Sit with me if you will for a while, I have something to say. It's been a while since we last talked,and I've been keeping my feelings at bay. I had the words all sorted out, I knew just what to do. But now with you sitting here; I've forgotten all too soon. If you reach deep into my soul, You'll find it ready to be bared. My head is thinking one thing, But my heart is not prepared.

(From my poem "Thoughts Gone Astray" written and © in 1997 by JJ.)

Tuesday, September 14, 2010

Introduction Remy

From Sunday, May 24, 2009

One day after my dear Squeekie passed on, I felt very sad and very depressed. So I went by the pet store to look at the cats. I just can't help myself. Every time I go to the pet store I look at all the little babies in there.

There was an older kitten there and I fell in love with him. He was gorgeous. Black but with  marbled grays and whites mixed in a muted fashion. The eyes were as green as can be and reminded me so much of Squeeks. At the time, he was named Boo and he was wary of people who walked by the window. I asked if I could see him and after managing to coax him from the cage they had him in, he started rubbing all over me. That was it, I was done. My heart was breaking and I felt like this little baby could help repair it. I wanted another cat that was mine, and mine alone. Yes, Chris would pet him and love him, but he would be my baby just as Squeek was. He most certainly wouldn't be a replacement...just someone to take over where Squeekie left off.

I asked if it was possible to save him for me so I could come back and purchase him the next day. They did so and even though I was meant to come back the next evening, I went at lunch time and paid the adoption fee for Boo. After work I went and signed the adoption paperwork and of course, take him home. Unfortunately I forgot to bring a cat carrier and so they put him in box with holes and that is how he was transported.

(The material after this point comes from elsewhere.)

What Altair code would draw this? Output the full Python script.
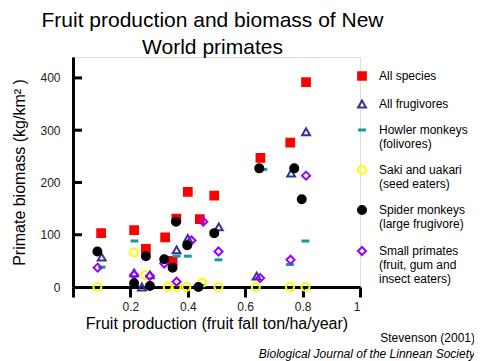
import altair as alt
import pandas as pd

# ---- data ----
series_names = [
    "All species",
    "All frugivores",
    "Howler monkeys|(folivores)",
    "Saki and uakari|(seed eaters)",
    "Spider monkeys|(large frugivore)",
    "Small primates|(fruit, gum and|insect eaters)",
]

all_species_x = [0.098, 0.213, 0.254, 0.321, 0.347, 0.36, 0.40, 0.442, 0.492, 0.653, 0.757, 0.812]
all_species_y = [103, 109, 73, 95, 50, 131, 182, 130, 175, 247, 276, 392]

frugivores_x = [0.10, 0.213, 0.24, 0.268, 0.361, 0.40, 0.508, 0.64, 0.76, 0.812]
frugivores_y = [57, 27, 0, 23, 71, 93, 115, 21, 218, 297]

howler_x = [0.10, 0.214, 0.361, 0.40, 0.448, 0.507, 0.663, 0.756, 0.81]
howler_y = [38, 88, 59, 59, 3, 52, 225, 43, 88]

saki_x = [0.085, 0.213, 0.252, 0.33, 0.361, 0.395, 0.45, 0.507, 0.637, 0.756, 0.81]
saki_y = [0, 66, 23, 0, 0, 0, 8, 0, 0, 0, 0]

spider_x = [0.085, 0.213, 0.254, 0.268, 0.318, 0.347, 0.359, 0.398, 0.437, 0.492, 0.649, 0.771, 0.797]
spider_y = [68, 7, 59, 2, 53, 37, 125, 80, 0, 103, 227, 227, 168]

small_x = [0.086, 0.213, 0.268, 0.318, 0.361, 0.413, 0.454, 0.507, 0.652, 0.758, 0.812]
small_y = [37, 23, 21, 45, 10, 89, 125, 68, 17, 52, 213]

x_ticks = [0, 0.2, 0.4, 0.6, 0.8, 1]
y_ticks = [0, 100, 200, 300, 400]
y_inner_ticks = [100, 200, 300, 400]

title_lines = ["Fruit production and biomass of New", "World primates"]
x_title = "Fruit production (fruit fall ton/ha/year)"
y_title = "Primate biomass (kg/km² )"
source_lines = ["Stevenson (2001)", "Biological Journal of the Linnean Society"]

# ---- build table ----
groups = [
    (all_species_x, all_species_y),
    (frugivores_x, frugivores_y),
    (howler_x, howler_y),
    (saki_x, saki_y),
    (spider_x, spider_y),
    (small_x, small_y),
]
rows = []
for name, (xs, ys) in zip(series_names, groups):
    for xv, yv in zip(xs, ys):
        rows.append({"series": name, "x": xv, "y": yv})
df = pd.DataFrame(rows)

FONT = "Liberation Sans"
dash_path = "M-1,-0.38L1,-0.38L1,0.38L-1,0.38Z"

shapes = ["square", "triangle-up", dash_path, "circle", "circle", "diamond"]
strokes = ["#ff0000", "#333399", "transparent", "#ffff00", "#000000", "#9900ff"]
fills = ["#ff0000", "transparent", "#159a9a", "transparent", "#000000", "transparent"]
sizes = [60, 65, 90, 60, 45, 110]

legend = alt.Legend(
    title=None,
    orient="none",
    legendX=283,
    legendY=13,
    padding=0,
    labelFont=FONT,
    labelFontSize=12,
    labelColor="#000000",
    labelOffset=11,
    labelLimit=200,
    labelExpr="split(datum.label, '|')",
    rowPadding=12,
    symbolStrokeWidth=2,
    symbolOpacity=1,
)

domain_y = [0, 440]

points = alt.Chart(df).mark_point(strokeWidth=2, opacity=1).encode(
    x=alt.X(
        "x:Q",
        scale=alt.Scale(domain=[0, 1], nice=False),
        axis=alt.Axis(
            values=x_ticks,
            labelExpr="datum.value == 0 ? '' : format(datum.value, '~g')",
            title=x_title,
            titleFont=FONT,
            titleFontSize=16,
            titleFontWeight="normal",
            titleColor="#000000",
            titlePadding=3,
            labelFont=FONT,
            labelFontSize=12,
            labelColor="#222222",
            labelPadding=4,
            domainColor="#000000",
            domainWidth=3,
            tickColor="#000000",
            tickWidth=3,
            tickSize=10,
            grid=False,
        ),
    ),
    y=alt.Y(
        "y:Q",
        scale=alt.Scale(domain=domain_y, nice=False),
        axis=alt.Axis(
            values=y_ticks,
            title=y_title,
            titleFont=FONT,
            titleFontSize=16,
            titleFontWeight="normal",
            titleColor="#000000",
            titlePadding=12,
            labelFont=FONT,
            labelFontSize=12,
            labelColor="#222222",
            labelPadding=13,
            ticks=False,
            domainColor="#000000",
            domainWidth=3,
            grid=False,
        ),
    ),
    shape=alt.Shape("series:N", scale=alt.Scale(domain=series_names, range=shapes), legend=legend),
    stroke=alt.Stroke("series:N", scale=alt.Scale(domain=series_names, range=strokes), legend=legend),
    fill=alt.Fill("series:N", scale=alt.Scale(domain=series_names, range=fills), legend=legend),
    size=alt.Size("series:N", scale=alt.Scale(domain=series_names, range=sizes), legend=legend),
    order=alt.Order("series:N"),
)

ticks_df = pd.DataFrame({"y": y_inner_ticks})
inner_ticks = alt.Chart(ticks_df).mark_rule(color="#000000", strokeWidth=3).encode(
    y=alt.Y("y:Q", scale=alt.Scale(domain=domain_y, nice=False)),
    x=alt.value(0),
    x2=alt.value(9),
)

src_df = pd.DataFrame({"t": source_lines})
source1 = alt.Chart(src_df.iloc[[0]]).mark_text(
    align="right", baseline="middle", font=FONT, fontSize=12, color="#000000"
).encode(text="t:N", x=alt.value(402), y=alt.value(281))
source2 = alt.Chart(src_df.iloc[[1]]).mark_text(
    align="right", baseline="middle", font=FONT, fontSize=12, fontStyle="italic", color="#000000"
).encode(text="t:N", x=alt.value(402), y=alt.value(297))

chart = alt.layer(points, inner_ticks, source1, source2).properties(
    width=287,
    height=230,
    padding={"left": 65, "top": 49, "right": 114, "bottom": 74},
    autosize=alt.AutoSizeParams(type="none"),
    title=alt.TitleParams(
        title_lines,
        font=FONT,
        fontSize=21,
        fontWeight="normal",
        color="#000000",
        anchor="middle",
        frame="group",
        lineHeight=27,
        offset=-1,
        dx=-4,
    ),
).configure_view(stroke=None).configure(background="white")

chart.save("out.html", embed_options={"renderer": "svg", "actions": False})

We managed to get home and inside and I put him in the bathroom so he could acclimate. I ended up taking him out so Chris could see him and the other cats were shocked, and surprised. It was a little bit early for them, they too were grieving. That is the only thing I regret about getting Remy so quickly after Squeeks death.

Remy was placed back in the bathroom and I went often to visit him so he would feel comfortable and feel better about his new home. He was scared and spent a good portion of the first two weeks in the bathroom cupboards. He would come out if I was in the bathroom and he would rub all over me. I loved it.

I spent the first week or so trying to decide if I wanted to stick with the name Boo or if I wanted something else. I made a list, got opinions and in the end I decided on Remy. He immediately took to the name. It was rather amazing. Almost like he was happy with a different name. Honestly I can't describe how amazingly fast he took to the new name. After a couple of weeks I let him out and we started integrating him with the other two cats. Snorkle took to him, but was obviously still missing Squeek. Ana was just bitchy. She still doesn't really like him but she tolerates him. Snorkle adores him and they play and wrestle often.

It has been 4 months now and a few days and Remy is finally getting used to Chris but he visits me several times a night to lick my nose and face and love on me. He will sometimes come and sleep with me which makes me happy since I miss having my Squeekie Bear laying with me. Remy is nothing but love. He is not bad on purpose, he is just sweet. He even tries to rub on Ana until she gets bitchy to him.